Las conquistas habían transformado a Roma. Las condiciones de la vida privada y pública cambiaron, y se empezó a desarrollar otra etapa, en que el descontento se impuso sobre el orden instituido.
Las consecuencias de la expansión romana se dieron en cuatro niveles: económico, social, político y cultural.
En el plano económico, apareció el latifundio, esto es, grandes extensiones de terreno en manos de terratenientes y trabajadas por esclavos. Se desarrollaron el comercio y las finanzas. Aumentaron los impuestos para poder mantener las guerra y, por último, los campesinos romanos se arruinaron, ya que los productos agrícolas se traían desde las provincias.
En el ámbito social, la oligarquía terrateniente se enriqueció con las tierras conquistadas. Nació una nueva clase social, la ecuestre, o de los caballeros, que agrupaba a los que se dedicaban al comercio y a las finanzas. Surgió el proletariado, es decir, gente que tenía por única riqueza a su prole, o familia, y aumentaron los esclavos, que eran los prisioneros de guerra.
Las consecuencias políticas derivaron en que si bien el sistema de gobierno era bueno para dirigir una ciudad, se mostró inadecuado para manejar un gran imperio. El ejército romano se hizo permanente y los generales empezaron a intervenir en política. La clase ecuestre luchó contra la clase terrateniente.

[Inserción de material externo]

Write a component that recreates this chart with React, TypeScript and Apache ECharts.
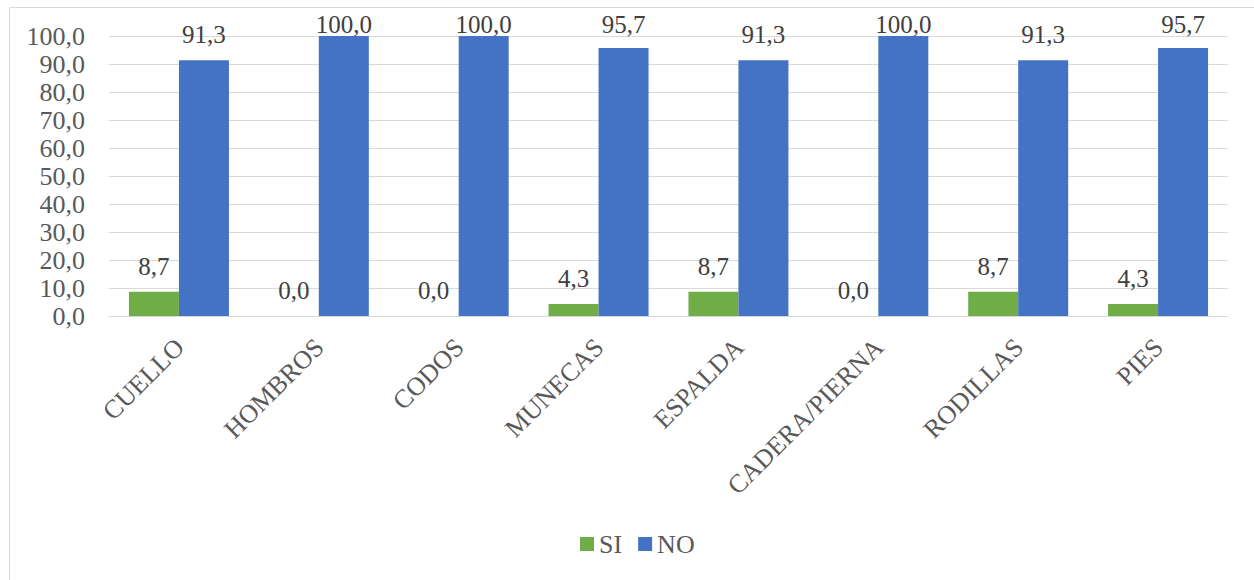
import React, { useEffect, useRef } from "react";
import * as echarts from "echarts";

const categories = ["CUELLO", "HOMBROS", "CODOS", "MUNECAS", "ESPALDA", "CADERA/PIERNA", "RODILLAS", "PIES"];
const siValues = [8.7, 0.0, 0.0, 4.3, 8.7, 0.0, 8.7, 4.3];
const noValues = [91.3, 100.0, 100.0, 95.7, 91.3, 100.0, 91.3, 95.7];
const seriesNames = ["SI", "NO"];
const yMin = 0;
const yMax = 100;
const yStep = 10;

const FONT = "Liberation Serif";
const GRID_TOP = 36;
const GRID_BOTTOM = 264;
const PLOT_H = 580 - GRID_TOP - GRID_BOTTOM;

const fmt = (v: number) => v.toFixed(1).replace(".", ",");

const mkData = (vals: number[]) =>
  vals.map((v) => {
    const room = ((yMax - v) / (yMax - yMin)) * PLOT_H;
    return { value: v, label: { distance: Math.min(13, room - 1) } };
  });

export default function App() {
  const ref = useRef<HTMLDivElement>(null);
  useEffect(() => {
    if (!ref.current) return;
    const chart = echarts.init(ref.current, null, { renderer: "svg" });
    const labelCommon = {
      show: true,
      position: "top",
      fontFamily: FONT,
      fontSize: 25,
      color: "#404040",
      formatter: (p: any) => fmt(p.value),
    };
    chart.setOption({
      animation: false,
      backgroundColor: "#ffffff",
      textStyle: { fontFamily: FONT, fontSize: 26 },
      graphic: [
        {
          type: "rect",
          z: -10,
          silent: true,
          shape: { x: 9.5, y: 7.5, width: 1300, height: 620 },
          style: { fill: "none", stroke: "#d9d9d9", lineWidth: 1 },
        },
      ],
      grid: { left: 109, right: 26, top: GRID_TOP, bottom: GRID_BOTTOM, containLabel: false },
      legend: {
        data: seriesNames,
        left: 575,
        top: 526,
        icon: "rect",
        itemWidth: 14,
        itemHeight: 14,
        itemGap: 16,
        textStyle: { fontFamily: FONT, fontSize: 26, color: "#595959" },
      },
      xAxis: {
        type: "category",
        data: categories,
        axisTick: { show: false },
        axisLine: { show: true, lineStyle: { color: "#d9d9d9", width: 1 } },
        axisLabel: {
          rotate: 45,
          interval: 0,
          margin: 22,
          fontFamily: FONT,
          fontSize: 26,
          color: "#595959",
          verticalAlign: "top",
          padding: [-9, 3, 0, 0],
        },
      },
      yAxis: {
        type: "value",
        min: yMin,
        max: yMax,
        interval: yStep,
        axisLine: { show: false },
        axisTick: { show: false },
        splitLine: { lineStyle: { color: "#d9d9d9", width: 1 } },
        axisLabel: {
          margin: 24,
          fontFamily: FONT,
          fontSize: 26,
          color: "#595959",
          formatter: (v: number) => fmt(v),
        },
      },
      series: [
        {
          name: seriesNames[0],
          type: "bar",
          data: mkData(siValues),
          barWidth: 50,
          barGap: "0%",
          itemStyle: { color: "#70AD47" },
          label: labelCommon,
        },
        {
          name: seriesNames[1],
          type: "bar",
          data: mkData(noValues),
          barWidth: 50,
          barGap: "0%",
          itemStyle: { color: "#4472C4" },
          label: labelCommon,
        },
      ],
    });
    return () => chart.dispose();
  }, []);
  return (
    <div
      ref={ref}
      style={{ position: "absolute", left: 0, top: 0, width: 1254, height: 580 }}
    />
  );
}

El proletariado, por su parte, reclamó por mayor justicia social y económica.
Tras asumir como tribuno el año 133 a.C., Tiberio Graco propuso la realización de una reforma agraria que se aplicaría mediante una ley que pretendía obligar al Estado a repartir las tierras públicas entre los proletarios. Esto fue rechazado por el Senado, ya que afectaba los intereses de los grupos acomodados, que arrendaban esos mismos terrenos.
Diez años más tarde fue el turno de Cayo Graco, quien, además de replantear la idea de su hermano, trató de lograr la aprobación de la Ley Frumentaria, que establecía el reparto gratuito de trigo a los ciudadanos más necesitados. Ambos intentos acabaron de igual modo: rechazados, y sus impulsores, asesinados.

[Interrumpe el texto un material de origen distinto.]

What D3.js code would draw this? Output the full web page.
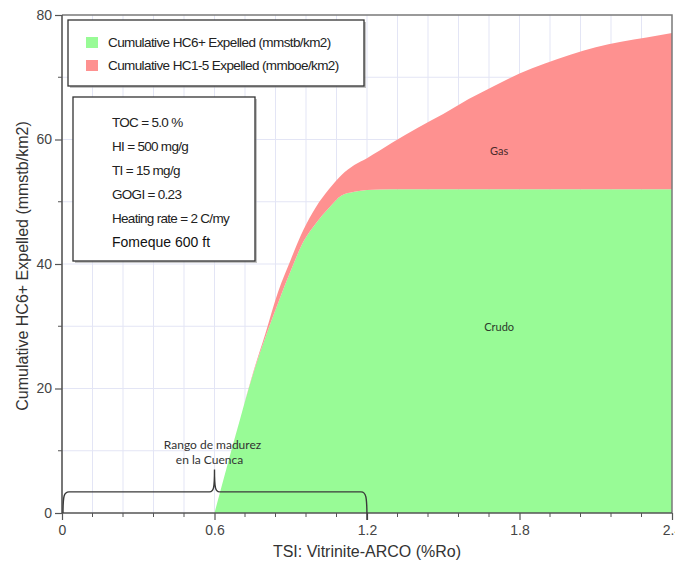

La expansión romana continuaba y en ella la ciudad contaba con la ayuda de una serie de comunidades itálicas que empezaron a pedir una compensación por sus sacrificios. Como sus reclamos no fueron satisfechos, se rebelaron contra el poder romano. Ese conflicto es conocido como “guerra social”. Los itálicos fueron derrotados, pero consiguieron, al menos, que se les otorgara la ciudadanía romana.

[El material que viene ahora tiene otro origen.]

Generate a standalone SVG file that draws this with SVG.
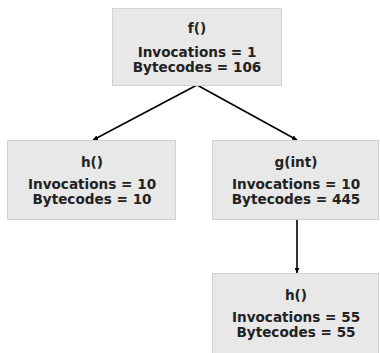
<svg xmlns="http://www.w3.org/2000/svg" width="380" height="353" viewBox="0 0 380 353">
<style>
.box{fill:#e8e8e8;stroke:#d2d2d2;stroke-width:1}
text{font-family:"DejaVu Sans",sans-serif;font-weight:bold;font-size:13.6px;fill:#222;text-anchor:middle}
.edge{stroke:#000;stroke-width:1.6;fill:none}
</style>
<defs>
<marker id="ah" viewBox="0 0 10 10" refX="10" refY="5" markerWidth="5" markerHeight="5" orient="auto" markerUnits="userSpaceOnUse">
<path d="M0,0 L10,5 L0,10 z" fill="#000"/>
</marker>
</defs>
<g id="edges">
<line class="edge" x1="197" y1="85" x2="93" y2="140" marker-end="url(#ah)"/>
<line class="edge" x1="197" y1="85" x2="297" y2="140" marker-end="url(#ah)"/>
<line class="edge" x1="297" y1="220" x2="297" y2="273" marker-end="url(#ah)"/>
</g>
<g id="node-f">
<rect class="box" x="112.5" y="8.5" width="169" height="77"/>
<text x="197" y="33">f()</text>
<text x="197" y="57">Invocations = 1</text>
<text x="197" y="72">Bytecodes = 106</text>
</g>
<g id="node-h1">
<rect class="box" x="7.5" y="140.5" width="168" height="79"/>
<text x="92" y="167">h()</text>
<text x="92" y="189">Invocations = 10</text>
<text x="92" y="204">Bytecodes = 10</text>
</g>
<g id="node-g">
<rect class="box" x="212.5" y="140.5" width="166" height="79"/>
<text x="296" y="167">g(int)</text>
<text x="296" y="189">Invocations = 10</text>
<text x="296" y="204">Bytecodes = 445</text>
</g>
<g id="node-h2">
<rect class="box" x="212.5" y="273.5" width="166" height="80"/>
<text x="296" y="300">h()</text>
<text x="296" y="322">Invocations = 55</text>
<text x="296" y="337">Bytecodes = 55</text>
</g>
</svg>
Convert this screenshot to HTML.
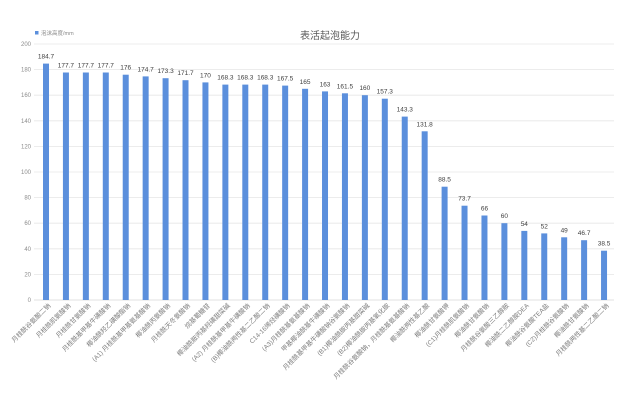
<!DOCTYPE html>
<html><head><meta charset="utf-8">
<style>
html,body{margin:0;padding:0;background:#fff;}
svg{display:block;}
text{font-family:"Liberation Sans","Noto Sans CJK SC",sans-serif;}
</style></head>
<body>
<svg width="638" height="400" viewBox="0 0 638 400" xmlns="http://www.w3.org/2000/svg">
<rect width="638" height="400" fill="#fff"/>
<!-- title -->
<text x="330" y="39" font-size="10" fill="#595959" text-anchor="middle">表活起泡能力</text>
<!-- legend -->
<rect x="35" y="31" width="3.5" height="3.5" fill="#5b8fdc"/>
<text x="41" y="35" font-size="5.5" fill="#8a8a8a">泡沫高度/mm</text>
<!-- grid -->
<g stroke="#e6e6e6" stroke-width="0.8">
<line x1="34" y1="44" x2="614" y2="44"/>
<line x1="34" y1="69.6" x2="614" y2="69.6"/>
<line x1="34" y1="95.2" x2="614" y2="95.2"/>
<line x1="34" y1="120.8" x2="614" y2="120.8"/>
<line x1="34" y1="146.4" x2="614" y2="146.4"/>
<line x1="34" y1="172" x2="614" y2="172"/>
<line x1="34" y1="197.6" x2="614" y2="197.6"/>
<line x1="34" y1="223.2" x2="614" y2="223.2"/>
<line x1="34" y1="248.8" x2="614" y2="248.8"/>
<line x1="34" y1="274.4" x2="614" y2="274.4"/>
</g>
<line x1="34" y1="300" x2="614" y2="300" stroke="#d9d9d9" stroke-width="0.8"/>
<!-- y ticks -->
<g font-size="6" fill="#8c8c8c" text-anchor="end">
<text x="31" y="46">200</text>
<text x="31" y="71.6">180</text>
<text x="31" y="97.2">160</text>
<text x="31" y="122.8">140</text>
<text x="31" y="148.4">120</text>
<text x="31" y="174">100</text>
<text x="31" y="199.6">80</text>
<text x="31" y="225.2">60</text>
<text x="31" y="250.8">40</text>
<text x="31" y="276.4">20</text>
<text x="31" y="302">0</text>
</g>
<!-- bars -->
<g fill="#5b8fdc">
<rect x="43" y="63.6" width="6" height="236.4"/>
<rect x="62.93" y="72.5" width="6" height="227.5"/>
<rect x="82.86" y="72.5" width="6" height="227.5"/>
<rect x="102.79" y="72.5" width="6" height="227.5"/>
<rect x="122.72" y="74.7" width="6" height="225.3"/>
<rect x="142.65" y="76.4" width="6" height="223.6"/>
<rect x="162.58" y="78.2" width="6" height="221.8"/>
<rect x="182.51" y="80.2" width="6" height="219.8"/>
<rect x="202.44" y="82.4" width="6" height="217.6"/>
<rect x="222.37" y="84.6" width="6" height="215.4"/>
<rect x="242.3" y="84.6" width="6" height="215.4"/>
<rect x="262.23" y="84.6" width="6" height="215.4"/>
<rect x="282.16" y="85.6" width="6" height="214.4"/>
<rect x="302.09" y="88.8" width="6" height="211.2"/>
<rect x="322.02" y="91.4" width="6" height="208.6"/>
<rect x="341.95" y="93.3" width="6" height="206.7"/>
<rect x="361.88" y="95.2" width="6" height="204.8"/>
<rect x="381.81" y="98.7" width="6" height="201.3"/>
<rect x="401.74" y="116.6" width="6" height="183.4"/>
<rect x="421.67" y="131.3" width="6" height="168.7"/>
<rect x="441.6" y="186.7" width="6" height="113.3"/>
<rect x="461.53" y="205.7" width="6" height="94.3"/>
<rect x="481.46" y="215.5" width="6" height="84.5"/>
<rect x="501.39" y="223.2" width="6" height="76.8"/>
<rect x="521.32" y="230.9" width="6" height="69.1"/>
<rect x="541.25" y="233.4" width="6" height="66.6"/>
<rect x="561.18" y="237.3" width="6" height="62.7"/>
<rect x="581.11" y="240.2" width="6" height="59.8"/>
<rect x="601.04" y="250.7" width="6" height="49.3"/>
</g>
<!-- value labels -->
<g font-size="6.5" fill="#404040" text-anchor="middle">
<text x="46" y="58.6">184.7</text>
<text x="65.93" y="67.5">177.7</text>
<text x="85.86" y="67.5">177.7</text>
<text x="105.79" y="67.5">177.7</text>
<text x="125.72" y="69.7">176</text>
<text x="145.65" y="71.4">174.7</text>
<text x="165.58" y="73.2">173.3</text>
<text x="185.51" y="75.2">171.7</text>
<text x="205.44" y="77.4">170</text>
<text x="225.37" y="79.6">168.3</text>
<text x="245.3" y="79.6">168.3</text>
<text x="265.23" y="79.6">168.3</text>
<text x="285.16" y="80.6">167.5</text>
<text x="305.09" y="83.8">165</text>
<text x="325.02" y="86.4">163</text>
<text x="344.95" y="88.3">161.5</text>
<text x="364.88" y="90.2">160</text>
<text x="384.81" y="93.7">157.3</text>
<text x="404.74" y="111.6">143.3</text>
<text x="424.67" y="126.3">131.8</text>
<text x="444.6" y="181.7">88.5</text>
<text x="464.53" y="200.7">73.7</text>
<text x="484.46" y="210.5">66</text>
<text x="504.39" y="218.2">60</text>
<text x="524.32" y="225.9">54</text>
<text x="544.25" y="228.4">52</text>
<text x="564.18" y="232.3">49</text>
<text x="584.11" y="235.2">46.7</text>
<text x="604.04" y="245.7">38.5</text>
</g>
<!-- x labels -->
<g font-size="6.5" fill="#7f7f7f" text-anchor="end">
<text transform="translate(51,306) rotate(-45)">月桂酰谷氨酸二钠</text>
<text transform="translate(70.93,306) rotate(-45)">月桂酰肌氨酸钠</text>
<text transform="translate(90.86,306) rotate(-45)">月桂酰甘氨酸钠</text>
<text transform="translate(110.79,306) rotate(-45)">月桂酰基甲基牛磺酸钠</text>
<text transform="translate(130.72,306) rotate(-45)">椰油酰羟乙磺酸酯钠</text>
<text transform="translate(150.65,306) rotate(-45)">(A1) 月桂酰基甲基氨基酸钠</text>
<text transform="translate(170.58,306) rotate(-45)">椰油酰丙氨酸钠</text>
<text transform="translate(190.51,306) rotate(-45)">月桂酰天冬氨酸钠</text>
<text transform="translate(210.44,306) rotate(-45)">烷基葡糖苷</text>
<text transform="translate(230.37,306) rotate(-45)">椰油酰胺丙基羟磺甜菜碱</text>
<text transform="translate(250.3,306) rotate(-45)">(A2) 月桂酰基甲基牛磺酸钠</text>
<text transform="translate(270.23,306) rotate(-45)">(B)椰油酰两性基二乙酸二钠</text>
<text transform="translate(290.16,306) rotate(-45)">C14-16烯烃磺酸钠</text>
<text transform="translate(310.09,306) rotate(-45)">(A3)月桂酰基氨基酸钠</text>
<text transform="translate(330.02,306) rotate(-45)">甲基椰油酰基牛磺酸钠</text>
<text transform="translate(349.95,306) rotate(-45)">月桂酰基甲基牛磺酸钠谷氨酸钠</text>
<text transform="translate(369.88,306) rotate(-45)">(B1)椰油酰胺丙基甜菜碱</text>
<text transform="translate(389.81,306) rotate(-45)">(B2)椰油酰胺丙基氧化胺</text>
<text transform="translate(409.74,306) rotate(-45)">月桂酰谷氨酸钠，月桂酰基氨基酸钠</text>
<text transform="translate(429.67,306) rotate(-45)">椰油酰两性基乙酸</text>
<text transform="translate(449.6,306) rotate(-45)">椰油酰甘氨酸钾</text>
<text transform="translate(469.53,306) rotate(-45)">(C1)月桂酰肌氨酸钠</text>
<text transform="translate(489.46,306) rotate(-45)">椰油酰甘氨酸钠</text>
<text transform="translate(509.39,306) rotate(-45)">月桂酰谷氨酸三乙醇胺</text>
<text transform="translate(529.32,306) rotate(-45)">椰油酰二乙醇胺DEA</text>
<text transform="translate(549.25,306) rotate(-45)">椰油酰谷氨酸TEA盐</text>
<text transform="translate(569.18,306) rotate(-45)">(C2)月桂酰谷氨酸钠</text>
<text transform="translate(589.11,306) rotate(-45)">椰油酰甘氨酸钠</text>
<text transform="translate(609.04,306) rotate(-45)">月桂酰两性基二乙酸二钠</text>
</g>
</svg>
</body></html>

El año 87 a.C. estalló una nueva guerra externa y también lo hizo el conflicto entre Cayo Mario, líder del Partido Popular, y Lucio Cornelio Sila, dirigente del Partido Aristocrático. La causa aparente de esta disputa radicaba en la conducción de las tropas romanas. Sila marchó sobre Roma e ingresó a la ciudad, que hasta entonces no había presenciado la entrada de sus propias fuerzas militares. Finalmente, Mario salió de la ciudad, dejando el campo libre a su rival, quien impuso una serie de medidas arbitrarias antes de partir a la guerra. En su ausencia, Mario, que había vuelto desde África, se alió con Lucio Cornelio Cinna y juntos ocuparon el consulado, el 86 a.C.
Ese mismo año, Mario falleció. El 84 a.C. Sila regresó desde Asia Menor y terminó por derrotar al Partido Popular. Proscribió a sus enemigos, declarándolos fuera de la ley, y confiscó sus tierras, las que entregó como recompensa a sus propios hombres, mecanismo utilizado para mantener la lealtad. Consecuencia de todo esto fue que la constitución republicana, no escrita, y, en el fondo, la existencia de la república, quedaban en manos de quien tuviese el apoyo militar más fuerte.
Con los votos del ejército, Sila asumió como dictador, los tribunos de la plebe perdieron sus privilegios y los cónsules vieron reducidas sus atribuciones.
Los triunfos
Un triunfo era la mayor recompensa que Roma daba a un ejército vencedor. El Senado se lo otorgaba al general que hubiera matado, mínimo, a 5.000 enemigos en una sola batalla y, al mismo tiempo, expandido el territorio romano.